The Internet Is Worried About My Penis
How I’ve learned to practice gratitude with spam.
New Thought gurus on Oprah are always going on about the importance of expressing gratitude. It’s supposed to be life-changing and empowering and all sorts of stuff that’s supposed to make me as rich as Oprah… so long as I remember to practice gratitude.
Well, I’ve been practicing gratitude for a few weeks now and ain’t seen much change.
Maybe I’m doing it wrong?
Maybe all the good gratitudes have been taken.
It’s that thought that has guided me in looking for unexpected avenues to direct my gratitude.
The answer, of course, was in my Inbox all along.
People come and go, but my spam is always there for me.
Thanking my spam
- I am grateful that the Internet is concerned with the length, girth, and stamina of my penis.
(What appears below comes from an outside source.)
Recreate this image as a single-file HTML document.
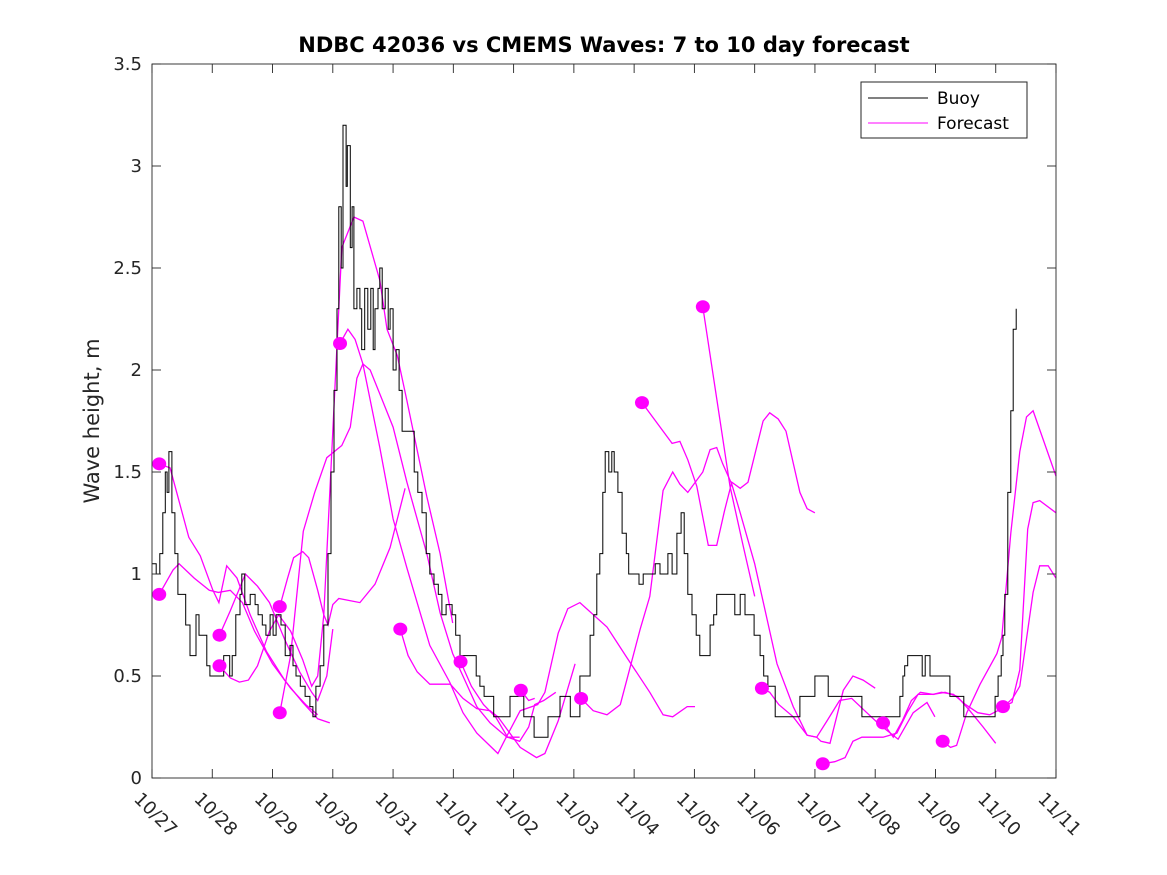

I mean, my penis is fine and all, but I appreciate the interest.
- Likewise, I am grateful that the Internet wishes to help me strengthen my pelvic floor. I don’t know what that is, but it’s nice someone cares.
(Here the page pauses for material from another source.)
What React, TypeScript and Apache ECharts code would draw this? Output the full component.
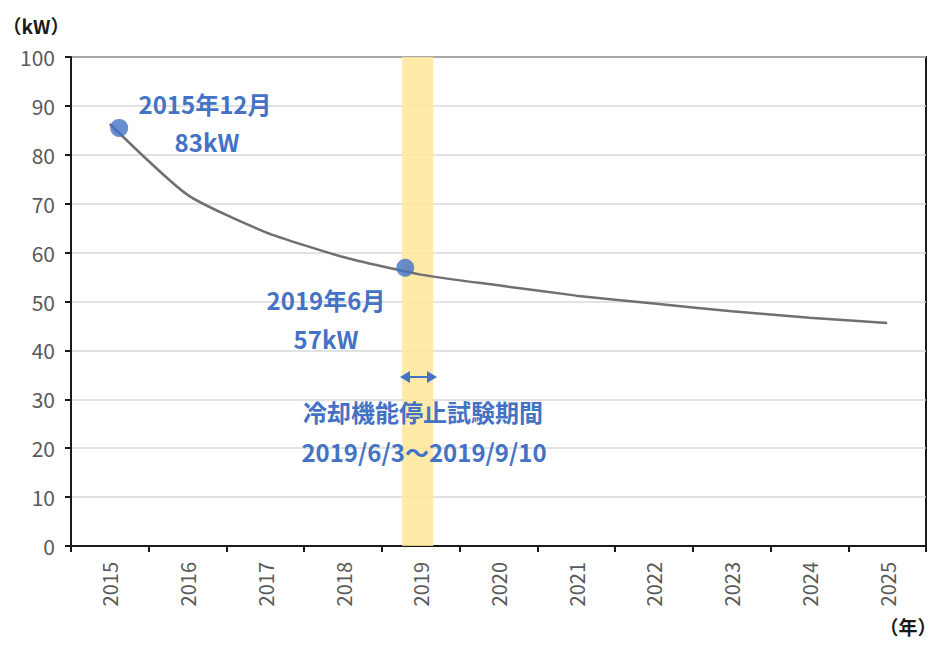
import React, { useEffect, useRef } from "react";
import * as echarts from "echarts";

const categories = ["2015", "2016", "2017", "2018", "2019", "2020", "2021", "2022", "2023", "2024", "2025"];
const lineYears = [2015, 2016, 2017, 2018, 2019, 2020, 2021, 2022, 2023, 2024, 2025];
const lineValues = [86.3, 71.8, 64.2, 59.1, 55.5, 53.3, 51.2, 49.6, 48.0, 46.7, 45.6];
const pointYears = [2015.12, 2018.8];
const pointValues = [85.5, 56.9];
const bandRange = [2018.76, 2019.16];
const yTicks = [0, 100, 10];

const FONT = "'Noto Sans CJK JP', 'Noto Sans', sans-serif";
const BLUE = "#4472C4";

export default function App() {
  const ref = useRef<HTMLDivElement>(null);
  useEffect(() => {
    const chart = echarts.init(ref.current!, null, { renderer: "svg" });
    const labelStyle = { fill: BLUE, font: `bold 24px ${FONT}`, textAlign: "center", textVerticalAlign: "middle" };
    chart.setOption({
      animation: false,
      backgroundColor: "#ffffff",
      grid: {
        left: 71, right: 14, top: 57, bottom: 100,
        show: true, borderColor: "#1a1a1a", borderWidth: 2, backgroundColor: "transparent",
      },
      xAxis: [
        {
          type: "category",
          data: categories,
          boundaryGap: true,
          axisLine: { lineStyle: { color: "#1a1a1a", width: 2 } },
          axisTick: { show: true, alignWithLabel: false, length: 6, lineStyle: { color: "#1a1a1a", width: 2 } },
          axisLabel: { rotate: 90, color: "#595959", fontSize: 20, fontFamily: FONT, margin: 16 },
          splitLine: { show: false },
        },
        {
          type: "value",
          min: 2014.5,
          max: 2025.5,
          show: false,
        },
      ],
      yAxis: {
        type: "value",
        min: yTicks[0],
        max: yTicks[1],
        interval: yTicks[2],
        axisLine: { show: true, lineStyle: { color: "#1a1a1a", width: 2 } },
        axisTick: { show: true, length: 6, lineStyle: { color: "#1a1a1a", width: 2 } },
        axisLabel: { color: "#595959", fontSize: 21, fontFamily: FONT, margin: 16 },
        splitLine: { lineStyle: { color: "#d9d9d9", width: 1.5 } },
      },
      series: [
        {
          type: "line",
          xAxisIndex: 1,
          data: lineYears.map((y, i) => [y, lineValues[i]]),
          smooth: 0.2,
          showSymbol: false,
          lineStyle: { color: "#707070", width: 2.5 },
          markArea: {
            silent: true,
            itemStyle: { color: "#FFE699", opacity: 0.85 },
            data: [[{ xAxis: bandRange[0], yAxis: 0 }, { xAxis: bandRange[1], yAxis: 100 }]],
          },
          z: 3,
        },
        {
          type: "scatter",
          xAxisIndex: 1,
          data: pointYears.map((y, i) => [y, pointValues[i]]),
          symbolSize: 18,
          itemStyle: { color: BLUE },
          z: 5,
        },
      ],
      graphic: [
        { type: "text", x: 36, y: 25, z: 100, style: { text: "（kW）", fill: "#1a1a1a", font: `bold 19px ${FONT}`, textAlign: "center", textVerticalAlign: "middle" } },
        { type: "text", x: 908, y: 626, z: 100, style: { text: "（年）", fill: "#1a1a1a", font: `bold 19px ${FONT}`, textAlign: "center", textVerticalAlign: "middle" } },
        { type: "text", x: 205, y: 103, z: 100, style: { ...labelStyle, text: "2015年12月" } },
        { type: "text", x: 207, y: 141, z: 100, style: { ...labelStyle, text: "83kW" } },
        { type: "text", x: 326, y: 299, z: 100, style: { ...labelStyle, text: "2019年6月" } },
        { type: "text", x: 326, y: 338, z: 100, style: { ...labelStyle, text: "57kW" } },
        { type: "text", x: 423, y: 411, z: 100, style: { ...labelStyle, text: "冷却機能停止試験期間" } },
        { type: "text", x: 424, y: 451, z: 100, style: { ...labelStyle, text: "2019/6/3～2019/9/10" } },
        { type: "line", z: 100, shape: { x1: 406, y1: 377, x2: 430, y2: 377 }, style: { stroke: BLUE, lineWidth: 2 } },
        { type: "polygon", z: 100, shape: { points: [[400, 377], [410, 371], [410, 383]] }, style: { fill: BLUE } },
        { type: "polygon", z: 100, shape: { points: [[437, 377], [427, 371], [427, 383]] }, style: { fill: BLUE } },
      ],
    });
    return () => chart.dispose();
  }, []);
  return <div ref={ref} style={{ position: "absolute", left: 0, top: 0, width: 940, height: 646 }} />;
}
- I am grateful for the economic opportunities being offered to me by people all around the world. While it’s a shame that the liquor store that cashes my checks does not handle international money transfers with ease, I’m sure we can work something out.
- Again, I am grateful for the wide selection of pills, creams, and meditation techniques all aimed at giving me a better working penis. Not necessary, but thanks for thinking of me.
- I am grateful to learn that hot singles in my area want to get together with me. I live in a very remote location, and the only single people I know right now are the Fitzpatrick brothers. They’re in their 70s, and… they’re not what you would call “hot.” I’m glad there are options around I was not aware of.
- I am grateful for the bargain I am being offered on sump pumps. It hasn’t rained here in over 10 years, but you never know when a sump pump will come in handy.
- I am grateful to be notified that my eBay account has been hacked and for the link I can click to fix it. I didn’t know I even had an eBay account.
- I am grateful to learn that I can improve my penis’s size and performance with a patented exercise program available to me at a discount for a limited time. I’m okay, but thanks.
- I am grateful that I am still receiving the official John Denver e-newsletter even though I unsubscribed over fifteen years ago. I suppose one can never have enough of John Denver.
- I am grateful for the once-in-a-lifetime offer of a bra, designed by actual scientists to combat sag, that I can now purchase sight-unseen for a low-low price. While supplies last. How thoughtful!
- I am grateful to have so many generous offers to buy my condo. It might be a stretch to call a 40-year-old double-wide trailer in the middle of an empty concrete lot a condo, but I’m not a real estate expert. I’ll be in touch.
- I am grateful for the warning that pictures of my penis are about to be shared with my friends and family. I don’t know why you think I would pay you not to share them. From what I can tell, interest in my penis is growing.
Thanks to gratitude, all spam is now delicious.